Work to do: Return precisely the span of lines from the top of the material below to the line containing "(0,0) rectangle (1061,435);", both included. Pictures are excluded.

Available data:
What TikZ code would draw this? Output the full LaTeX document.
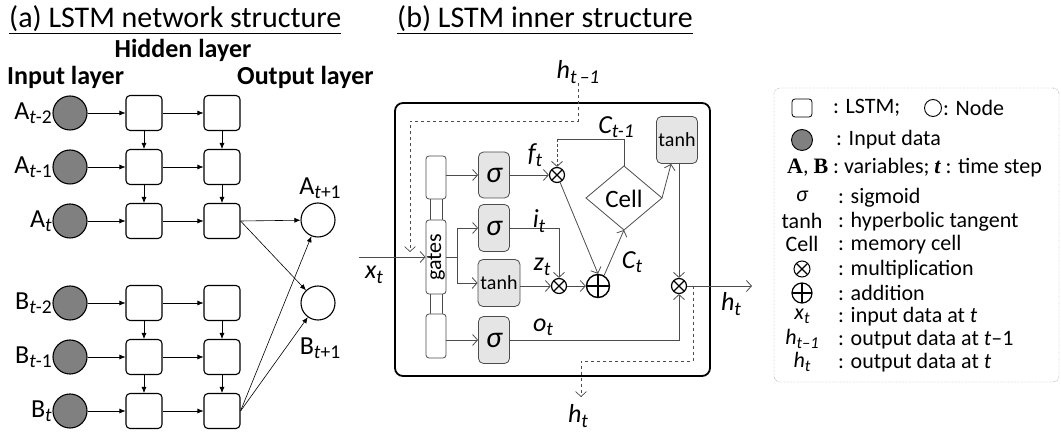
\documentclass[tikz,border=0pt]{standalone}
\usepackage{fontspec}
\setmainfont{Carlito}
\newfontfamily\tnr{Liberation Serif}
\usetikzlibrary{arrows.meta,calc}
\newcommand\sbs[2]{#1\raisebox{-0.35ex}{\scalebox{0.75}{#2}}}
\newcommand\fs[1]{\fontsize{#1}{#1}\selectfont}
\begin{document}
\begin{tikzpicture}[x=1pt,y=-1pt,
  lbox/.style={draw, rounded corners=4pt, minimum width=36pt, minimum height=35pt, line width=1.1pt},
  inp/.style={circle, draw, fill=black!50, minimum size=34pt, inner sep=0pt, line width=1.1pt},
  outn/.style={circle, draw, minimum size=34pt, inner sep=0pt, line width=1.1pt},
  larr/.style={-{Latex[length=6pt,width=5pt]}, line width=0.6pt},
  gbox/.style={draw=black!70, fill=black!10, rounded corners=5pt, line width=0.8pt, inner sep=0pt},
  wbar/.style={draw=black!70, fill=white, rounded corners=3pt, line width=0.8pt, inner sep=0pt, minimum width=20pt},
  marr/.style={-{Straight Barb[length=5pt,width=11pt]}, draw=black!70, line width=0.8pt},
  mline/.style={draw=black!70, line width=0.8pt},
  mul/.style={circle, draw, line width=1.2pt, minimum size=15pt, inner sep=0pt,
    path picture={\draw[line width=1.2pt] (path picture bounding box.south west) -- (path picture bounding box.north east)
      (path picture bounding box.north west) -- (path picture bounding box.south east);}},
  addn/.style={circle, draw, line width=1.4pt, minimum size=23pt, inner sep=0pt,
    path picture={\draw[line width=1.4pt] (path picture bounding box.south) -- (path picture bounding box.north)
      (path picture bounding box.west) -- (path picture bounding box.east);}},
  lab/.style={font=\fs{26}\itshape, inner sep=0pt},
  leg/.style={font=\fs{22}, anchor=west, inner sep=0pt},
  legs/.style={font=\fs{22}, inner sep=0pt},
]
\useasboundingbox (0,0) rectangle (1061,435);

% ---------- (a) ----------
\node[anchor=west, inner sep=0pt, font=\fs{30}] (ta) at (9,20) {\underline{(a) LSTM network structure}};
\node[font=\fs{26}\bfseries, inner sep=0pt] (hid) at (183,50) {Hidden layer};
\node[font=\fs{26}\bfseries, inner sep=0pt, anchor=west] (inl) at (7,77) {Input layer};
\node[font=\fs{26}\bfseries, inner sep=0pt, anchor=west] (oul) at (237,77) {Output layer};

\foreach \n/\y/\l in {A1/113/{A}{\textit{t}-2}, A2/167/{A}{\textit{t}-1}, A3/221/{A}{\textit{t}},
                      B1/303/{B}{\textit{t}-2}, B2/357/{B}{\textit{t}-1}, B3/411/{B}{\textit{t}}}{
  \node[inp] (\n i) at (70,\y) {};
  \node[lbox] (\n a) at (144,\y) {};
  \node[lbox] (\n b) at (222,\y) {};
  \node[anchor=east, inner sep=0pt, font=\fs{26}] (\n l) at (52,\y) {\expandafter\sbs\l};
  \draw[larr] (\n i) -- (\n a);
  \draw[larr] (\n a) -- (\n b);
}
\foreach \u/\v in {A1/A2, A2/A3, B1/B2, B2/B3}{
  \draw[larr] (\u a) -- (\v a);
  \draw[larr] (\u b) -- (\v b);
}
\node[outn] (oA) at (318,220) {};
\node[outn] (oB) at (318,303) {};
\node[font=\fs{26}, inner sep=0pt] (oAl) at (320,188) {\sbs{A}{\textit{t}+1}};
\node[font=\fs{26}, inner sep=0pt] (oBl) at (320,348) {\sbs{B}{\textit{t}+1}};
\draw[larr] (A3b.east) -- (oA);
\draw[larr] (A3b.east) -- (oB);
\draw[larr] (B3b.east) -- (oA);
\draw[larr] (B3b.east) -- (oB);

% ---------- (b) ----------
\node[anchor=west, inner sep=0pt, font=\fs{30}] (tb) at (397,20) {\underline{(b) LSTM inner structure}};
\node[draw, line width=1.8pt, rounded corners=8pt, minimum width=315pt, minimum height=273pt, inner sep=0pt] (outer) at (552.5,239.5) {};

% gates column
\node[wbar, minimum height=24pt, minimum width=12pt, rounded corners=0pt] (c1) at (436,209) {};
\node[wbar, minimum height=24pt, minimum width=12pt, rounded corners=0pt] (c2) at (436,304) {};
\node[wbar, minimum height=43pt] (g1) at (436,177.5) {};
\node[wbar, minimum height=74pt] (g2) at (436,257) {};
\node[rotate=90, font=\fs{22}, inner sep=0pt] (gt) at (436,257) {gates};
\node[wbar, minimum height=44pt] (g3) at (436,336) {};

% gate boxes
\node[gbox, minimum width=31pt, minimum height=46pt, font=\fs{30}\itshape] (s1) at (494,175) {σ};
\node[gbox, minimum width=31pt, minimum height=47pt, font=\fs{30}\itshape] (s2) at (494,228) {σ};
\node[gbox, minimum width=42pt, minimum height=47pt, font=\fs{20}] (th) at (499,283) {tanh};
\node[gbox, minimum width=31pt, minimum height=47pt, font=\fs{30}\itshape] (s3) at (494,340) {σ};

% operators
\node[mul] (m1) at (557,175) {};
\node[mul] (m2) at (559,286) {};
\node[mul] (m3) at (679,286) {};
\node[addn] (pl) at (598,286) {};

% cell
\coordinate (cL) at (586,198);
\coordinate (cT) at (624,166);
\coordinate (cR) at (662,198);
\coordinate (cB) at (624,230);
\draw[mline] (cL) -- (cT) -- (cR) -- (cB) -- cycle;
\node[font=\fs{25}, inner sep=0pt] (cell) at (624,199) {Cell};
\node[gbox, minimum width=41pt, minimum height=47pt, font=\fs{20}] (th2) at (677,140) {tanh};

% input lines
\coordinate (xin) at (359,257);
\draw[marr] (xin) -- (g2.west);
\node[lab] (xl) at (374,275) {\sbs{x}{t}};
\node[lab] (hp) at (578,72) {\sbs{h}{t\,–1}};
\coordinate (d1) at (410,121);
\coordinate (d2) at (410,252);
\draw[marr, dashed, line width=0.7pt] (hp.south) |- (d1) -- (d2);

\draw[marr] (g1.east |- s1) -- (s1.west);
\coordinate (br) at (457,257);
\draw[mline] (g2.east) -- (br);
\draw[marr] (br) |- (s2.west);
\draw[marr] (br) |- (th.west);
\draw[marr] (g3.east |- s3) -- (s3.west);

\draw[marr] (s1.east) -- (m1.west);
\draw[marr] (s2.east) -| (m2.north);
\draw[marr] (th.east |- m2) -- (m2.west);
\draw[marr] (m2.east) -- (pl.west);
\draw[marr] (m1) -- (pl.north);
\draw[marr] (pl.60) -- (cB);
\coordinate (cp) at (557,139);
\draw[mline] (cT) |- (cp);
\draw[marr, densely dashed] (cp) -- (m1.north);
\draw[marr] (cR) -- ([xshift=15pt]th2.south west);
\draw[marr] (th2.south -| m3) -- (m3.north);
\draw[marr] (s3.east) -| (m3.south);
\coordinate (hout) at (752,286);
\draw[marr] (m3.east) -- (hout);
\coordinate (tap) at (693,286);
\coordinate (dh) at (581,361);
\coordinate (hdn) at (581,397);
\draw[marr, dashed, line width=0.7pt] (tap) |- (dh) -- (hdn);

\node[lab] (fl) at (535,155) {\sbs{f}{t}};
\node[lab] (il) at (539,221) {\sbs{i}{t}};
\node[lab] (zl) at (542,267) {\sbs{z}{t}};
\node[lab] (ol) at (543,327) {\sbs{o}{t}};
\node[lab] (ctl) at (632,262) {\sbs{C}{t}};
\node[lab] (cpl) at (616,127) {\sbs{C}{t-1}};
\node[lab] (hol) at (731,304) {\sbs{h}{t}};
\node[lab] (hdl) at (578,416) {\sbs{h}{t}};

% ---------- legend ----------
\node[draw=black!60, densely dotted, rounded corners=6pt, minimum width=285pt, minimum height=294pt, inner sep=0pt] (legbox) at (916.5,235) {};
\node[draw, rounded corners=3pt, minimum width=20pt, minimum height=18pt, inner sep=0pt, line width=0.8pt] (ls) at (802,108) {};
\node[leg] (t1) at (833,108) {: LSTM;};
\node[circle, draw, minimum size=17pt, inner sep=0pt, line width=0.9pt] (lc) at (933,108) {};
\node[leg] (t1b) at (943,108) {: Node};
\node[circle, draw, fill=black!50, minimum size=21pt, inner sep=0pt, line width=0.9pt] (lg) at (802,140) {};
\node[leg] (t2) at (836,140) {: Input data};
\node[leg] (t3) at (787,168) {{\tnr\bfseries A}, {\tnr\bfseries B} : variables; {\tnr\bfseries\itshape t} : time step};
\node[legs, font=\fs{22}\itshape] (l4) at (802,196) {σ};
\node[leg] (t4) at (838,198) {: sigmoid};
\node[legs] (l5) at (802,221) {tanh};
\node[leg] (t5) at (838,222) {: hyperbolic tangent};
\node[legs] (l6) at (802,244) {Cell};
\node[leg] (t6) at (838,245) {: memory cell};
\node[mul, minimum size=16pt, line width=1pt] (l7) at (802,269) {};
\node[leg] (t7) at (838,270) {: multiplication};
\node[addn, minimum size=20pt, line width=1.2pt] (l8) at (802,293) {};
\node[leg] (t8) at (838,293) {: addition};
\node[legs, font=\fs{22}\itshape] (l9) at (802,316) {\sbs{x}{t}};
\node[leg] (t9) at (838,317) {: input data at \textit{t}};
\node[legs, font=\fs{22}\itshape] (l10) at (802,339) {\sbs{h}{t–1}};
\node[leg] (t10) at (838,340) {: output data at \textit{t}–1};
\node[legs, font=\fs{22}\itshape] (l11) at (802,362) {\sbs{h}{t}};
\node[leg] (t11) at (838,363) {: output data at \textit{t}};
\end{tikzpicture}
\end{document}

Response to the exercise:
What TikZ code would draw this? Output the full LaTeX document.
\documentclass[tikz,border=0pt]{standalone}
\usepackage{fontspec}
\setmainfont{Carlito}
\newfontfamily\tnr{Liberation Serif}
\usetikzlibrary{arrows.meta,calc}
\newcommand\sbs[2]{#1\raisebox{-0.35ex}{\scalebox{0.75}{#2}}}
\newcommand\fs[1]{\fontsize{#1}{#1}\selectfont}
\begin{document}
\begin{tikzpicture}[x=1pt,y=-1pt,
  lbox/.style={draw, rounded corners=4pt, minimum width=36pt, minimum height=35pt, line width=1.1pt},
  inp/.style={circle, draw, fill=black!50, minimum size=34pt, inner sep=0pt, line width=1.1pt},
  outn/.style={circle, draw, minimum size=34pt, inner sep=0pt, line width=1.1pt},
  larr/.style={-{Latex[length=6pt,width=5pt]}, line width=0.6pt},
  gbox/.style={draw=black!70, fill=black!10, rounded corners=5pt, line width=0.8pt, inner sep=0pt},
  wbar/.style={draw=black!70, fill=white, rounded corners=3pt, line width=0.8pt, inner sep=0pt, minimum width=20pt},
  marr/.style={-{Straight Barb[length=5pt,width=11pt]}, draw=black!70, line width=0.8pt},
  mline/.style={draw=black!70, line width=0.8pt},
  mul/.style={circle, draw, line width=1.2pt, minimum size=15pt, inner sep=0pt,
    path picture={\draw[line width=1.2pt] (path picture bounding box.south west) -- (path picture bounding box.north east)
      (path picture bounding box.north west) -- (path picture bounding box.south east);}},
  addn/.style={circle, draw, line width=1.4pt, minimum size=23pt, inner sep=0pt,
    path picture={\draw[line width=1.4pt] (path picture bounding box.south) -- (path picture bounding box.north)
      (path picture bounding box.west) -- (path picture bounding box.east);}},
  lab/.style={font=\fs{26}\itshape, inner sep=0pt},
  leg/.style={font=\fs{22}, anchor=west, inner sep=0pt},
  legs/.style={font=\fs{22}, inner sep=0pt},
]
\useasboundingbox (0,0) rectangle (1061,435);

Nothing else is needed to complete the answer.